<<<<
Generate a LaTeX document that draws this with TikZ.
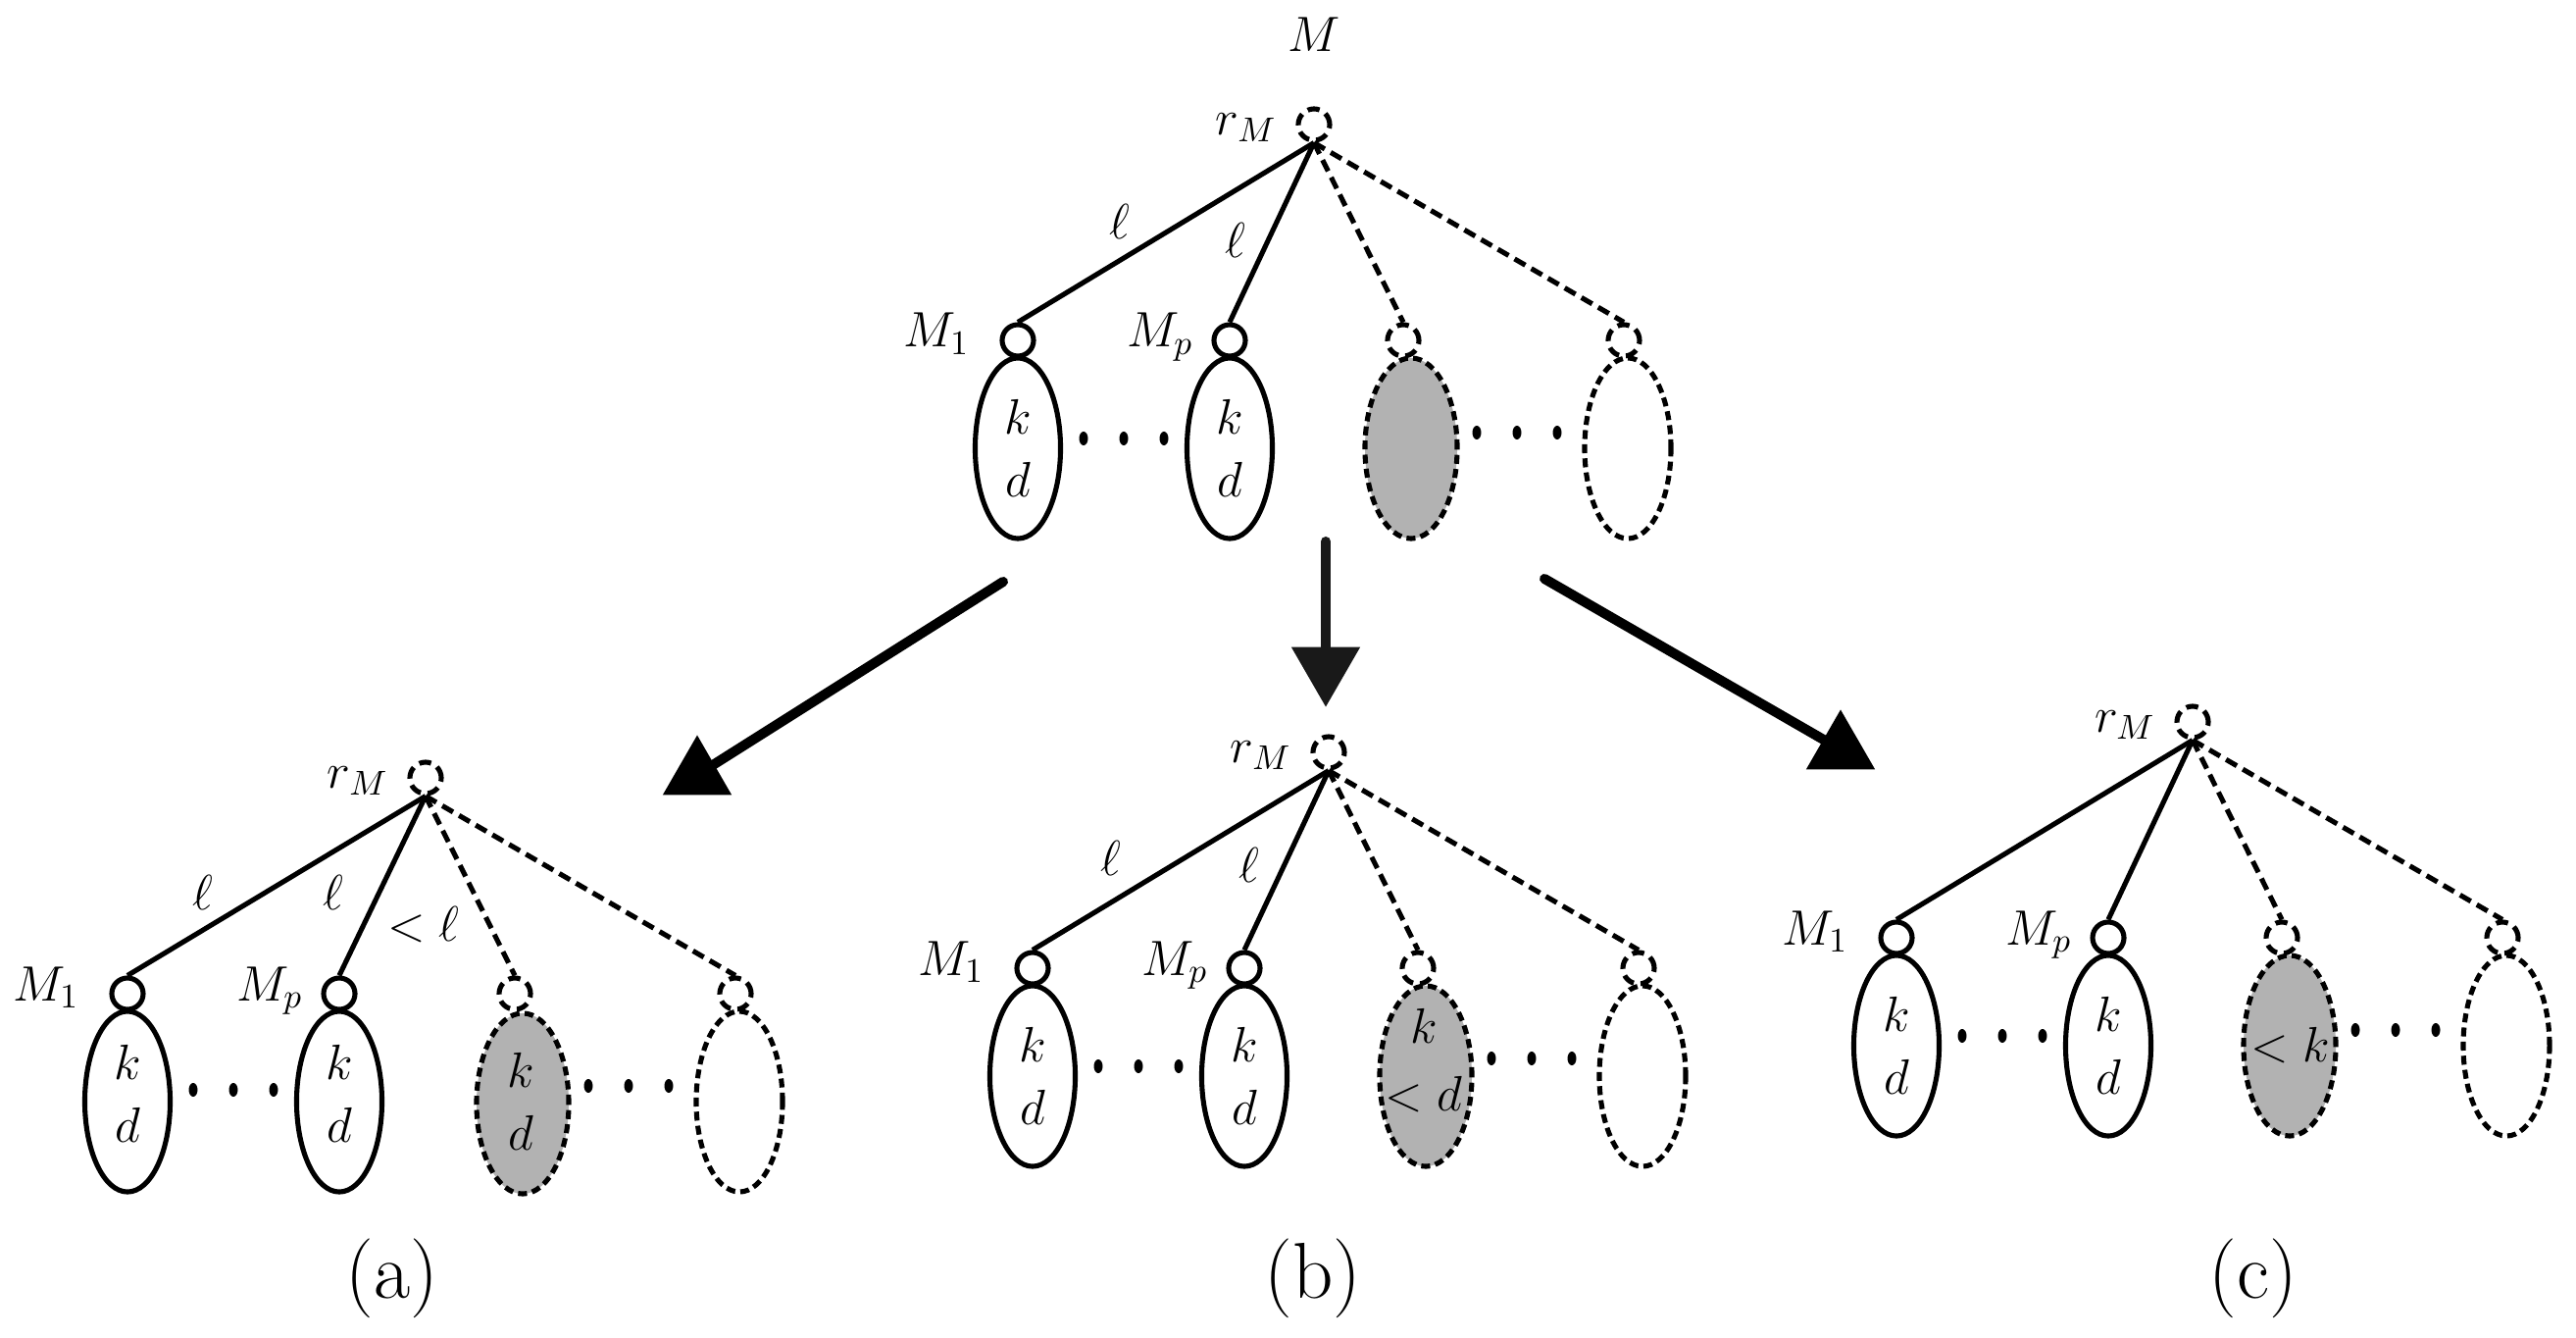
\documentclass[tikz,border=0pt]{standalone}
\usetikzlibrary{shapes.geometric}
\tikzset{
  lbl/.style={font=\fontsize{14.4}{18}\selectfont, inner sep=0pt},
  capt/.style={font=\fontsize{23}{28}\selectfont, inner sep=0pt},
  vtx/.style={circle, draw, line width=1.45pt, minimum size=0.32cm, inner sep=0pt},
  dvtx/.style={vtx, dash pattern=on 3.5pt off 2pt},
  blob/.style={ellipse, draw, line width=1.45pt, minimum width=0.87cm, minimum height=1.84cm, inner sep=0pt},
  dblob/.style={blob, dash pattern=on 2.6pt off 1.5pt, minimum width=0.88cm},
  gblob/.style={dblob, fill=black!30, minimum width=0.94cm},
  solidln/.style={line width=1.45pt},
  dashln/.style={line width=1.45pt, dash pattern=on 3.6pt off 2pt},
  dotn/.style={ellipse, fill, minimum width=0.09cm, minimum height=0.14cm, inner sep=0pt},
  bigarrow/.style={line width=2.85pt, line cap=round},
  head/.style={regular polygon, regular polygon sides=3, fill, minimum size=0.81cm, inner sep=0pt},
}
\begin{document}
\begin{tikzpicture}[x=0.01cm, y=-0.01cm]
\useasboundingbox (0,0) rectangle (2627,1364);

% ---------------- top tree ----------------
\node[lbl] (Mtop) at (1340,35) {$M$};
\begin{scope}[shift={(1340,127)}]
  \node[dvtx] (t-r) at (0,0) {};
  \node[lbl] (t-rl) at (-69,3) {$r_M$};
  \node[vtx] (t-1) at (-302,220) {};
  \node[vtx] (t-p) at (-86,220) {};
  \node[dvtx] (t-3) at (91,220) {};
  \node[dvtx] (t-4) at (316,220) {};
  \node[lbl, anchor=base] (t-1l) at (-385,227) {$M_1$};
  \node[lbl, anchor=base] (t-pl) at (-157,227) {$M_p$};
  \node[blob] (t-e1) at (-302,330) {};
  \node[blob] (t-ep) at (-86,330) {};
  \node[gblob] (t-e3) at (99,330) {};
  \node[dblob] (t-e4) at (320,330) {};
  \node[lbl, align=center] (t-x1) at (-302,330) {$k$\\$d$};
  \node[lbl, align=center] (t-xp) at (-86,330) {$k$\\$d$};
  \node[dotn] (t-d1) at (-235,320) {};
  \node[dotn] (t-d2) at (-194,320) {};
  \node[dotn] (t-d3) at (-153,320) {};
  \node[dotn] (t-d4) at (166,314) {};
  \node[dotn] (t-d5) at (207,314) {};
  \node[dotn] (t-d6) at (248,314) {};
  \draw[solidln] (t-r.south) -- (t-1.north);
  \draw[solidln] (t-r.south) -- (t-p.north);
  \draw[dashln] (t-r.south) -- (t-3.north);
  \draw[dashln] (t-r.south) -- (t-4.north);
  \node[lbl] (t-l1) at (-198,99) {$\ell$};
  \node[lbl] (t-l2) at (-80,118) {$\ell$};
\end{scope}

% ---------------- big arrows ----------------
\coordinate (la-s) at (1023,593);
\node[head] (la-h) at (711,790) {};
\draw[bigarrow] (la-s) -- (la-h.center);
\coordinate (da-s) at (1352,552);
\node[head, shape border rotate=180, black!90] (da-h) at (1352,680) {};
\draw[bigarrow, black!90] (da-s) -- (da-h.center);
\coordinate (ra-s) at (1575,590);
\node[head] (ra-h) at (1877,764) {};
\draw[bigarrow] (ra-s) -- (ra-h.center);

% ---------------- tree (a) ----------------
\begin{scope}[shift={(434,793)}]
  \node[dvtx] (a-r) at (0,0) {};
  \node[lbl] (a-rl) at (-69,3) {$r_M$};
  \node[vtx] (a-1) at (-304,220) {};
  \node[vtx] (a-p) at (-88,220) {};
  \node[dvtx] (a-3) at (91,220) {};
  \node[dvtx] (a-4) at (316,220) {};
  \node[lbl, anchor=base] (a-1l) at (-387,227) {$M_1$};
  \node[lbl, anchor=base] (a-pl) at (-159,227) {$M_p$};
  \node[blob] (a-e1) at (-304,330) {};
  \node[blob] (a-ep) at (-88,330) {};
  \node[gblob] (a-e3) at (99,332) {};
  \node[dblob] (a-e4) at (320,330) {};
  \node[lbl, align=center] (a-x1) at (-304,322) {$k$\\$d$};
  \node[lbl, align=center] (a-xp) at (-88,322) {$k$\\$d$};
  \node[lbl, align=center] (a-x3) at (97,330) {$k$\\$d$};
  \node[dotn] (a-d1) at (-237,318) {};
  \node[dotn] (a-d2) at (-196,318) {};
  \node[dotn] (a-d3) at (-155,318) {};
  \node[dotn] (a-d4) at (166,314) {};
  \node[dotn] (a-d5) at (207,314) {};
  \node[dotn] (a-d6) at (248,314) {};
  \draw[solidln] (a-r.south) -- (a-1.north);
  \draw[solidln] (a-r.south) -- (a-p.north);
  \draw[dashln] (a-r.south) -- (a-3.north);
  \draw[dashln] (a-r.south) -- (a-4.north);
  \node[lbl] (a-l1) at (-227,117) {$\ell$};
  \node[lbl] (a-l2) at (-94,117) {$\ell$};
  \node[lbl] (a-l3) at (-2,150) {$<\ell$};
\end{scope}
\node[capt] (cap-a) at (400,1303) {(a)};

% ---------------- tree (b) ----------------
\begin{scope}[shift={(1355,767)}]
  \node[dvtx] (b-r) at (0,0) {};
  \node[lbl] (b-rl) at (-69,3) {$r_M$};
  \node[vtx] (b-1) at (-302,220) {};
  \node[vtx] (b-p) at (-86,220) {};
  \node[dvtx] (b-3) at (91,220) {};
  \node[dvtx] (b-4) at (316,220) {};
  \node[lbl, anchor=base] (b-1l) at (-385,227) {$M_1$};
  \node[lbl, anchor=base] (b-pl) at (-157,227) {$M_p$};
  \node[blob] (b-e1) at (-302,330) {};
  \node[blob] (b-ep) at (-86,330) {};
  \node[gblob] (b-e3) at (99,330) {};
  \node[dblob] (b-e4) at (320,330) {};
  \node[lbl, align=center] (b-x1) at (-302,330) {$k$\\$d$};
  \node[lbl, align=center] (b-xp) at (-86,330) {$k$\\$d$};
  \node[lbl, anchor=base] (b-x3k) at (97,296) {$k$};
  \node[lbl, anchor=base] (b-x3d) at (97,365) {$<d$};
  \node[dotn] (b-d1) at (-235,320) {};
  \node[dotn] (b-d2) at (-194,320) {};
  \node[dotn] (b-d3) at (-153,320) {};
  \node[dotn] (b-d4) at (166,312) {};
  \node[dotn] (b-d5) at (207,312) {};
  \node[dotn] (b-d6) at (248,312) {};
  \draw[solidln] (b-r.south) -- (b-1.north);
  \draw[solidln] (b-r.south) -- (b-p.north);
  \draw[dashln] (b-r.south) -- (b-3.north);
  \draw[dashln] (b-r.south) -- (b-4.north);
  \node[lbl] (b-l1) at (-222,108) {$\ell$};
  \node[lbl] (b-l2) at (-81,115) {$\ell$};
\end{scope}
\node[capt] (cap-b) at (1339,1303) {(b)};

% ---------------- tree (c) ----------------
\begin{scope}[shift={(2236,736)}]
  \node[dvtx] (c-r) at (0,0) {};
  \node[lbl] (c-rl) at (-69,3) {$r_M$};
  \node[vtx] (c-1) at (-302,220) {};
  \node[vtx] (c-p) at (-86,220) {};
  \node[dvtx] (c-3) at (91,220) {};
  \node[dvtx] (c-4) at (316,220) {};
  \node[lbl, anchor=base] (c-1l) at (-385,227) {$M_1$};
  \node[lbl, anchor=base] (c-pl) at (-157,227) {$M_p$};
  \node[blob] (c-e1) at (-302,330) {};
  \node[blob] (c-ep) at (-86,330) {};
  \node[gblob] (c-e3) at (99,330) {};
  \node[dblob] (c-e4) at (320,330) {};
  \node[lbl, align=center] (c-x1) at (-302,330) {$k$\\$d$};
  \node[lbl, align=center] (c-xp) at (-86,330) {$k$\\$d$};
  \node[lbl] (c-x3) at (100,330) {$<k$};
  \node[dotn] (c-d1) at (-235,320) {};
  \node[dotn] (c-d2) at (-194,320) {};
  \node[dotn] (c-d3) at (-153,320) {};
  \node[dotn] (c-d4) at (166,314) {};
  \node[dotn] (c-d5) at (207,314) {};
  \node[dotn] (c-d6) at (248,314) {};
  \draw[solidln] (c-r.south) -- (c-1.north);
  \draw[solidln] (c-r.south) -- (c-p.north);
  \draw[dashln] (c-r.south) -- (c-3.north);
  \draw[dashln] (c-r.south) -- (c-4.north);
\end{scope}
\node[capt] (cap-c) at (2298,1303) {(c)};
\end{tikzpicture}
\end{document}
>>>>
Stated exercise:
Write out again, exactly, the lines from the start of the listing up to the line containing "(0,0) rectangle (2627,1364);", with both ends and without pictures.

Answer below:
Generate a LaTeX document that draws this with TikZ.
\documentclass[tikz,border=0pt]{standalone}
\usetikzlibrary{shapes.geometric}
\tikzset{
  lbl/.style={font=\fontsize{14.4}{18}\selectfont, inner sep=0pt},
  capt/.style={font=\fontsize{23}{28}\selectfont, inner sep=0pt},
  vtx/.style={circle, draw, line width=1.45pt, minimum size=0.32cm, inner sep=0pt},
  dvtx/.style={vtx, dash pattern=on 3.5pt off 2pt},
  blob/.style={ellipse, draw, line width=1.45pt, minimum width=0.87cm, minimum height=1.84cm, inner sep=0pt},
  dblob/.style={blob, dash pattern=on 2.6pt off 1.5pt, minimum width=0.88cm},
  gblob/.style={dblob, fill=black!30, minimum width=0.94cm},
  solidln/.style={line width=1.45pt},
  dashln/.style={line width=1.45pt, dash pattern=on 3.6pt off 2pt},
  dotn/.style={ellipse, fill, minimum width=0.09cm, minimum height=0.14cm, inner sep=0pt},
  bigarrow/.style={line width=2.85pt, line cap=round},
  head/.style={regular polygon, regular polygon sides=3, fill, minimum size=0.81cm, inner sep=0pt},
}
\begin{document}
\begin{tikzpicture}[x=0.01cm, y=-0.01cm]
\useasboundingbox (0,0) rectangle (2627,1364);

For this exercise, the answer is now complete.